● THE PROBLEM: Reproduce every record below exactly as written, leaving out any pictures.

Rows from a dataset of charts and code
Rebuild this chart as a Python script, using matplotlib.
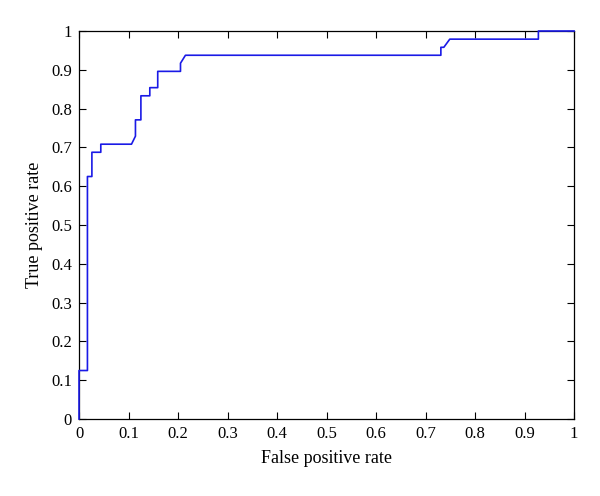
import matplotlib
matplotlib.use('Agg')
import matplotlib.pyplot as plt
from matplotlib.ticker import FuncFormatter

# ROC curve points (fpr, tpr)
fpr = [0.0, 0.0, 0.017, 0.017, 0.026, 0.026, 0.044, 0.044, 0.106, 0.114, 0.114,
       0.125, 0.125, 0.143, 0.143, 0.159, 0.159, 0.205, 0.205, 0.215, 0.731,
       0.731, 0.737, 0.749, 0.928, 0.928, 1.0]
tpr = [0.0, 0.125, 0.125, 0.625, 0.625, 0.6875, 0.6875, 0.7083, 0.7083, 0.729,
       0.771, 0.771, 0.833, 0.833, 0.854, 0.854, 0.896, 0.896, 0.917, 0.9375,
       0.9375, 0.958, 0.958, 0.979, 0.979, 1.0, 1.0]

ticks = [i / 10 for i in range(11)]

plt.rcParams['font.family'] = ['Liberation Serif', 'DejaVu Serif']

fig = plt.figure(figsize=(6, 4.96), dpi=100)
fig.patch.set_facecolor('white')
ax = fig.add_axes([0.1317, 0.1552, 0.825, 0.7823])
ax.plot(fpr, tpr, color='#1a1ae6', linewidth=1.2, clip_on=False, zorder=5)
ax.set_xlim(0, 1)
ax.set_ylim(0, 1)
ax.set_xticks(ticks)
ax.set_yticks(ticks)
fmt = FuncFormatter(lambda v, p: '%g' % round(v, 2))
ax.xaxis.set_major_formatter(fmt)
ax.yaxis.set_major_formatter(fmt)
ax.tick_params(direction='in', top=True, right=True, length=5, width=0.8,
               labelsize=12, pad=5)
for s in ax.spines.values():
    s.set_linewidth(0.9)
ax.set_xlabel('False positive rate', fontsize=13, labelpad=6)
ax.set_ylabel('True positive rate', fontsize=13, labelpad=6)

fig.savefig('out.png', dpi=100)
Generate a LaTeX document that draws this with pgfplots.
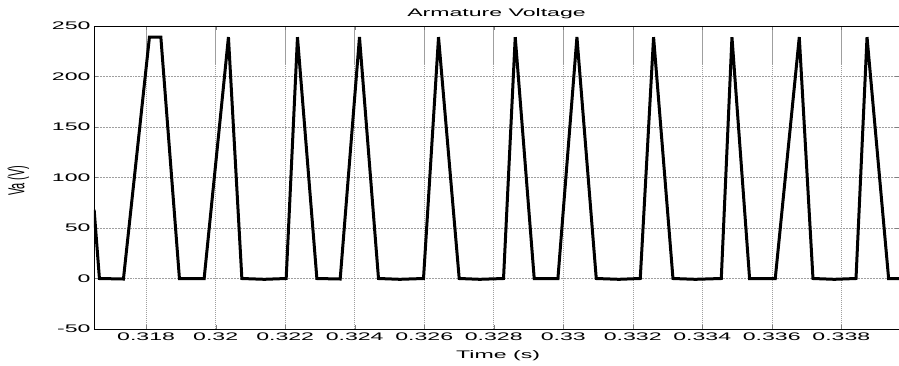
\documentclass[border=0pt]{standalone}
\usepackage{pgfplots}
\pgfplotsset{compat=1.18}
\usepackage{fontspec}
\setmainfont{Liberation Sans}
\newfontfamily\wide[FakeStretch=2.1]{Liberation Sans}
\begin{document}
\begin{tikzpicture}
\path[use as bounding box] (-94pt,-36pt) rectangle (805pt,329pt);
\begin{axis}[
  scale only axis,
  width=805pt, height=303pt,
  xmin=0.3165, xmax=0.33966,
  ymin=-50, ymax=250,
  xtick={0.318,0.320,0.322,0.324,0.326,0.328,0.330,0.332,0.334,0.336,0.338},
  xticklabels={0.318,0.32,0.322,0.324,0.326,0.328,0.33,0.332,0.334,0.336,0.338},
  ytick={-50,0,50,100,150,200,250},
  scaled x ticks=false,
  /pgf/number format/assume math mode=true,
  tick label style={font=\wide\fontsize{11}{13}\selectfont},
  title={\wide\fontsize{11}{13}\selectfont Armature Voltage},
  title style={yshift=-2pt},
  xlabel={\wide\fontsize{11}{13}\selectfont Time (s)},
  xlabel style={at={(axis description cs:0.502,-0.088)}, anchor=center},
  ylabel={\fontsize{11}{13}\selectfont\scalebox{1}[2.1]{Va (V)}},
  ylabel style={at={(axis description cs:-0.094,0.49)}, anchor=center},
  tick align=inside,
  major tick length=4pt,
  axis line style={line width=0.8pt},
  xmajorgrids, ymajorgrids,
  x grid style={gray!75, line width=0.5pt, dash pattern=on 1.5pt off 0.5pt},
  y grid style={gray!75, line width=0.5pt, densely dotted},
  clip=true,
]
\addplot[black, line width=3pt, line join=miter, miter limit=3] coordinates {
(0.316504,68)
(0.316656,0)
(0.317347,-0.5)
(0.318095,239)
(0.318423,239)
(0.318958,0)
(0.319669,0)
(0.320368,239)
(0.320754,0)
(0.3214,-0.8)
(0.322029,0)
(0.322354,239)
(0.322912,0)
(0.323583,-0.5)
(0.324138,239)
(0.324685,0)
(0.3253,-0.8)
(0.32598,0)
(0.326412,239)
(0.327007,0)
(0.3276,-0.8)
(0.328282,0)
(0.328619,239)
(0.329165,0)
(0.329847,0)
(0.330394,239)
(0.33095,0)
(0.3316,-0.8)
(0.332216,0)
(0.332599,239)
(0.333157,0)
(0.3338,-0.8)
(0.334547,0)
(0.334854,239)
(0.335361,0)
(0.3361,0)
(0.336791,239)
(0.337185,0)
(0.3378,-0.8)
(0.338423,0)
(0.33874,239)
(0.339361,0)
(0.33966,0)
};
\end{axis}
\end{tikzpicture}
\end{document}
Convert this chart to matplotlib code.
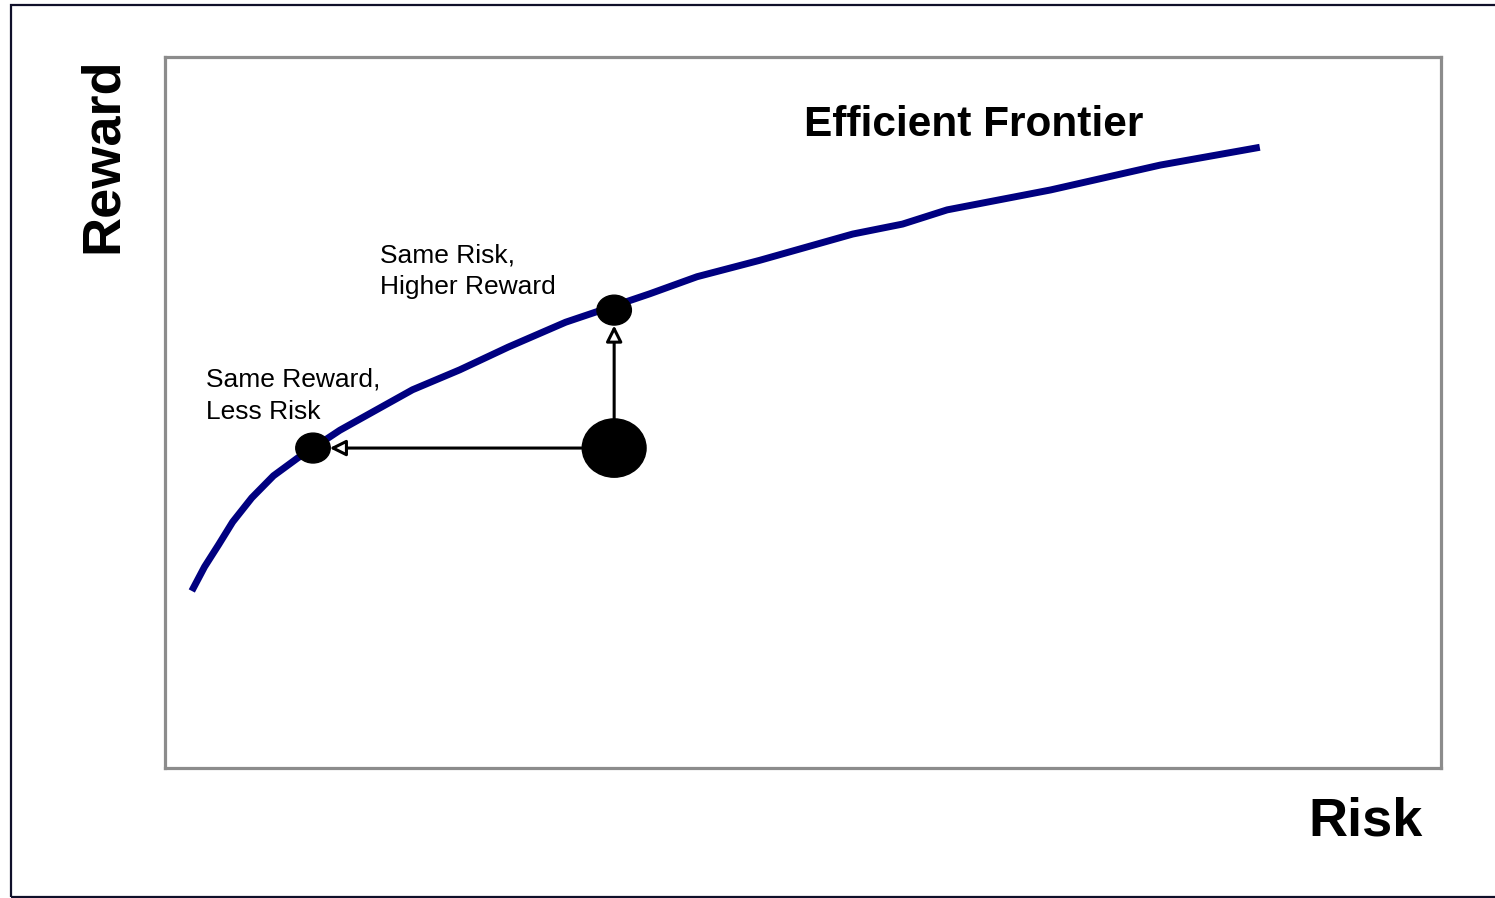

● ANSWER FOR THIS EXERCISE:
Rebuild this chart as a Python script, using matplotlib.
import matplotlib
matplotlib.use('Agg')
import matplotlib.pyplot as plt
from matplotlib.ticker import FuncFormatter

# ROC curve points (fpr, tpr)
fpr = [0.0, 0.0, 0.017, 0.017, 0.026, 0.026, 0.044, 0.044, 0.106, 0.114, 0.114,
       0.125, 0.125, 0.143, 0.143, 0.159, 0.159, 0.205, 0.205, 0.215, 0.731,
       0.731, 0.737, 0.749, 0.928, 0.928, 1.0]
tpr = [0.0, 0.125, 0.125, 0.625, 0.625, 0.6875, 0.6875, 0.7083, 0.7083, 0.729,
       0.771, 0.771, 0.833, 0.833, 0.854, 0.854, 0.896, 0.896, 0.917, 0.9375,
       0.9375, 0.958, 0.958, 0.979, 0.979, 1.0, 1.0]

ticks = [i / 10 for i in range(11)]

plt.rcParams['font.family'] = ['Liberation Serif', 'DejaVu Serif']

fig = plt.figure(figsize=(6, 4.96), dpi=100)
fig.patch.set_facecolor('white')
ax = fig.add_axes([0.1317, 0.1552, 0.825, 0.7823])
ax.plot(fpr, tpr, color='#1a1ae6', linewidth=1.2, clip_on=False, zorder=5)
ax.set_xlim(0, 1)
ax.set_ylim(0, 1)
ax.set_xticks(ticks)
ax.set_yticks(ticks)
fmt = FuncFormatter(lambda v, p: '%g' % round(v, 2))
ax.xaxis.set_major_formatter(fmt)
ax.yaxis.set_major_formatter(fmt)
ax.tick_params(direction='in', top=True, right=True, length=5, width=0.8,
               labelsize=12, pad=5)
for s in ax.spines.values():
    s.set_linewidth(0.9)
ax.set_xlabel('False positive rate', fontsize=13, labelpad=6)
ax.set_ylabel('True positive rate', fontsize=13, labelpad=6)

fig.savefig('out.png', dpi=100)
Generate a LaTeX document that draws this with pgfplots.
\documentclass[border=0pt]{standalone}
\usepackage{pgfplots}
\pgfplotsset{compat=1.18}
\usepackage{fontspec}
\setmainfont{Liberation Sans}
\newfontfamily\wide[FakeStretch=2.1]{Liberation Sans}
\begin{document}
\begin{tikzpicture}
\path[use as bounding box] (-94pt,-36pt) rectangle (805pt,329pt);
\begin{axis}[
  scale only axis,
  width=805pt, height=303pt,
  xmin=0.3165, xmax=0.33966,
  ymin=-50, ymax=250,
  xtick={0.318,0.320,0.322,0.324,0.326,0.328,0.330,0.332,0.334,0.336,0.338},
  xticklabels={0.318,0.32,0.322,0.324,0.326,0.328,0.33,0.332,0.334,0.336,0.338},
  ytick={-50,0,50,100,150,200,250},
  scaled x ticks=false,
  /pgf/number format/assume math mode=true,
  tick label style={font=\wide\fontsize{11}{13}\selectfont},
  title={\wide\fontsize{11}{13}\selectfont Armature Voltage},
  title style={yshift=-2pt},
  xlabel={\wide\fontsize{11}{13}\selectfont Time (s)},
  xlabel style={at={(axis description cs:0.502,-0.088)}, anchor=center},
  ylabel={\fontsize{11}{13}\selectfont\scalebox{1}[2.1]{Va (V)}},
  ylabel style={at={(axis description cs:-0.094,0.49)}, anchor=center},
  tick align=inside,
  major tick length=4pt,
  axis line style={line width=0.8pt},
  xmajorgrids, ymajorgrids,
  x grid style={gray!75, line width=0.5pt, dash pattern=on 1.5pt off 0.5pt},
  y grid style={gray!75, line width=0.5pt, densely dotted},
  clip=true,
]
\addplot[black, line width=3pt, line join=miter, miter limit=3] coordinates {
(0.316504,68)
(0.316656,0)
(0.317347,-0.5)
(0.318095,239)
(0.318423,239)
(0.318958,0)
(0.319669,0)
(0.320368,239)
(0.320754,0)
(0.3214,-0.8)
(0.322029,0)
(0.322354,239)
(0.322912,0)
(0.323583,-0.5)
(0.324138,239)
(0.324685,0)
(0.3253,-0.8)
(0.32598,0)
(0.326412,239)
(0.327007,0)
(0.3276,-0.8)
(0.328282,0)
(0.328619,239)
(0.329165,0)
(0.329847,0)
(0.330394,239)
(0.33095,0)
(0.3316,-0.8)
(0.332216,0)
(0.332599,239)
(0.333157,0)
(0.3338,-0.8)
(0.334547,0)
(0.334854,239)
(0.335361,0)
(0.3361,0)
(0.336791,239)
(0.337185,0)
(0.3378,-0.8)
(0.338423,0)
(0.33874,239)
(0.339361,0)
(0.33966,0)
};
\end{axis}
\end{tikzpicture}
\end{document}
Convert this chart to matplotlib code.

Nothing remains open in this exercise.